If first impressions mean anything, than I suspect you and I won’t really get along too well. It is the first day of a new year, a blank slate, a fresh chapter- and I can honestly say I’ve not quite caught up yet. This place I’m playing peek a boo with, inside of my heart and mind, is not a good place to be. It is dark, desolate, isolating and in it I find myself pretty afraid. I fear that I’ve just cycled through too much these past forty-five days…

Is that possible?

One day I was on a track, complete with dreams and plans. While it’s true that some of those plans may have eventually led me to the very pedestal of isolation I currently find myself on, being separated from my husband and such, the journey would have been very different and found me significantly more prepared and at peace. I’m full of so many aches and questions and the last thing in the world that I need is a bouquet of assumptions, mocking and an empty corner. It is no secret that I do not do well with change under the best of circumstances. Over these past five weeks though, so much has happened so fast. I’ve sailed along, able to focus on the next big thing while praying I’d make it through unscathed. Each thing brought about a new wave of feeling, fears and emptiness… And now, now there isn’t a big wave to focus on. The water is calm, while the sky holds threat of severe storms approaching. In this metaphor I guess it would be accurate to assess that I’m stuck there, in the sea, alone.

I am far from unscathed…

My word for this new year is Connect.

Nearly three years ago I moved away from a cluster of well-developed friendships, some of which did not survive the relocation. In those three years I tried desperately to form friendships in an area where this task just proved more impossible than anything else. Now I’m home and reminded daily that you can’t go back. The solution, (vital, at this point) would be to connect with others. Old friends, new friends, people…

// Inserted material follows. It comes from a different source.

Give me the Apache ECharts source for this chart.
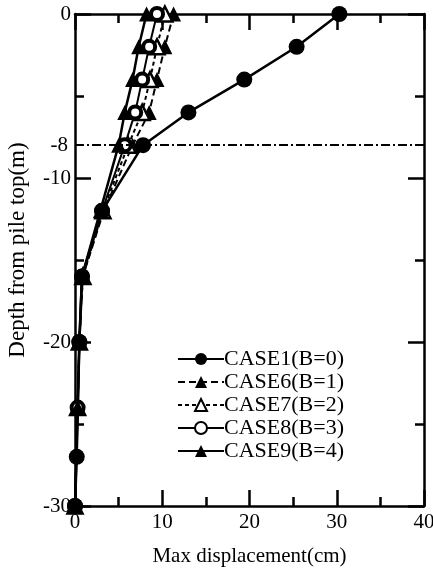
<!DOCTYPE html>
<html>
<head>
<meta charset="utf-8">
<script src="https://cdn.jsdelivr.net/npm/echarts@6/dist/echarts.min.js"></script>
<style>
  html, body { margin: 0; padding: 0; background: #fff; }
  #main { width: 433px; height: 568px; }
</style>
</head>
<body>
<div id="main"></div>
<script>
// depth of each measured point (m)
var depthsCase1 = [0, -2, -4, -6, -8, -12, -16, -20, -27, -30];
var depthsOther = [0, -2, -4, -6, -8, -12, -16, -20, -24, -30];

// max displacement (cm)
var case1 = [30.3, 25.4, 19.4, 13.0, 7.8, 3.1, 0.8, 0.5, 0.2, 0];
var case6 = [11.3, 10.3, 9.4, 8.5, 6.6, 3.3, 0.9, 0.5, 0.3, 0];
var case7 = [10.3, 9.4, 8.6, 7.7, 6.1, 3.2, 0.9, 0.5, 0.3, 0];
var case8 = [9.4, 8.5, 7.7, 6.9, 5.7, 3.1, 0.8, 0.5, 0.3, 0];
var case9 = [8.2, 7.3, 6.6, 5.7, 5.0, 2.9, 0.8, 0.5, 0.3, 0];

var names = ['CASE1(B=0)', 'CASE6(B=1)', 'CASE7(B=2)', 'CASE8(B=3)', 'CASE9(B=4)'];
var excavationDepth = -8;

var font = 'Liberation Serif';

function pairs(xs, ys) {
    var out = [];
    for (var i = 0; i < xs.length; i++) out.push([xs[i], ys[i]]);
    return out;
}

function axisCommon(extra) {
    var a = {
        type: 'value',
        axisLine: { show: true, onZero: false, lineStyle: { color: '#000', width: 2.5 } },
        axisTick: { show: true, inside: true, length: 16, lineStyle: { color: '#000', width: 2.5 } },
        minorTick: { show: true, splitNumber: 2, length: 9, lineStyle: { color: '#000', width: 2.5 } },
        splitLine: { show: false },
        axisLabel: { show: false }
    };
    for (var k in extra) a[k] = extra[k];
    return a;
}

var myChart = echarts.init(document.getElementById('main'));

var option = {
    animation: false,
    backgroundColor: '#fff',
    textStyle: { fontFamily: font, color: '#000' },
    grid: { left: 75, right: 9, top: 14, bottom: 62, outerBoundsMode: 'none', containLabel: false },
    legend: {
        data: names,
        orient: 'vertical',
        left: 172,
        top: 343,
        itemWidth: 46,
        itemHeight: 15,
        itemGap: 1,
        textStyle: { fontFamily: font, fontSize: 22, color: '#000', lineHeight: 21, padding: [0, 0, 0, -5] }
    },
    xAxis: [
        axisCommon({
            min: 0, max: 40, interval: 10, position: 'bottom',
            name: 'Max displacement(cm)', nameLocation: 'middle', nameGap: 40,
            nameTextStyle: { fontFamily: font, fontSize: 21, color: '#000' },
            axisLabel: { show: true, fontFamily: font, fontSize: 21, color: '#000', margin: 6 }
        }),
        axisCommon({ min: 0, max: 40, interval: 10, position: 'top' })
    ],
    yAxis: [
        axisCommon({
            min: -30, max: 0, interval: 10, position: 'left',
            name: 'Depth from pile top(m)', nameLocation: 'middle', nameGap: 46,
            nameTextStyle: { fontFamily: font, fontSize: 23, color: '#000', padding: [0, 0, 0, 20] },
            axisLabel: { show: true, fontFamily: font, fontSize: 21, color: '#000', margin: 4 }
        }),
        axisCommon({ min: -30, max: 0, interval: 10, position: 'right' })
    ],
    series: [
        {
            name: names[1], type: 'line', z: 2,
            data: pairs(case6, depthsOther),
            symbol: 'triangle', symbolSize: 15,
            itemStyle: { color: '#000' },
            lineStyle: { color: '#000', width: 2, type: [7, 4] }
        },
        {
            name: names[2], type: 'line', z: 2,
            data: pairs(case7, depthsOther),
            symbol: 'triangle', symbolSize: 15,
            itemStyle: { color: '#fff', borderColor: '#000', borderWidth: 2.5 },
            lineStyle: { color: '#000', width: 2, type: [4, 3] }
        },
        {
            name: names[3], type: 'line', z: 2,
            data: pairs(case8, depthsOther),
            symbol: 'circle', symbolSize: 12,
            itemStyle: { color: '#fff', borderColor: '#000', borderWidth: 4 },
            lineStyle: { color: '#000', width: 2 }
        },
        {
            name: names[4], type: 'line', z: 2,
            data: pairs(case9, depthsOther),
            symbol: 'triangle', symbolSize: 15,
            itemStyle: { color: '#000' },
            lineStyle: { color: '#000', width: 2.5 }
        },
        {
            name: names[0], type: 'line', z: 3,
            data: pairs(case1, depthsCase1),
            symbol: 'circle', symbolSize: 16,
            itemStyle: { color: '#000' },
            lineStyle: { color: '#000', width: 2.5 },
            markLine: {
                silent: true,
                symbol: ['none', 'none'],
                lineStyle: { color: '#000', width: 2, type: [9, 3, 2, 3] },
                label: {
                    show: true, position: 'start', distance: 7,
                    fontFamily: font, fontSize: 21, color: '#000',
                    formatter: String(excavationDepth)
                },
                data: [{ yAxis: excavationDepth }]
            }
        }
    ]
};

myChart.setOption(option);
</script>
</body>
</html>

Prior to the great move East, of ’13, I was fairly connected to myself. I worked in my art and felt whole with such endeavors. In that time away I lost more and more of my ability to create. Connecting to myself, channeling inspiration and finding the journey my soul needs to go on does seem equally as vital.

Learning to connect with my kids, especially my youngest, from across so many miles, and not as someone’s other half, but as me, feels like an insurmountable challenge.

Connecting with an educational program which will lead to the need of connecting with a community to grow in my career… Connecting with things I’ve lost touch with… With me, in other ways than simply art and written word… Connecting with God, connecting with the beauty that exists every where I am- even when that where has me isolated at sea… Connecting my heart to the song of the sea, connecting my eyes to the miracles around me. Connecting my time to a new routine. Connecting my body to where it is now, and how it is now, and how it may never be my ideal- or anyones… Connecting my confidence to the line where someone else’s approval doesn’t mean anything.

Connect. Connecting. Connection.

Hello, 2016. I don’t know anything about anything other than the fact that I’m so isolated, I’m so alone, I’m so tired, I’m so parched, I’m so trying-not-to-be-terrified. I’m so dazed in my mind and so incredibly far from a place of peace… But I’m here. I’m present.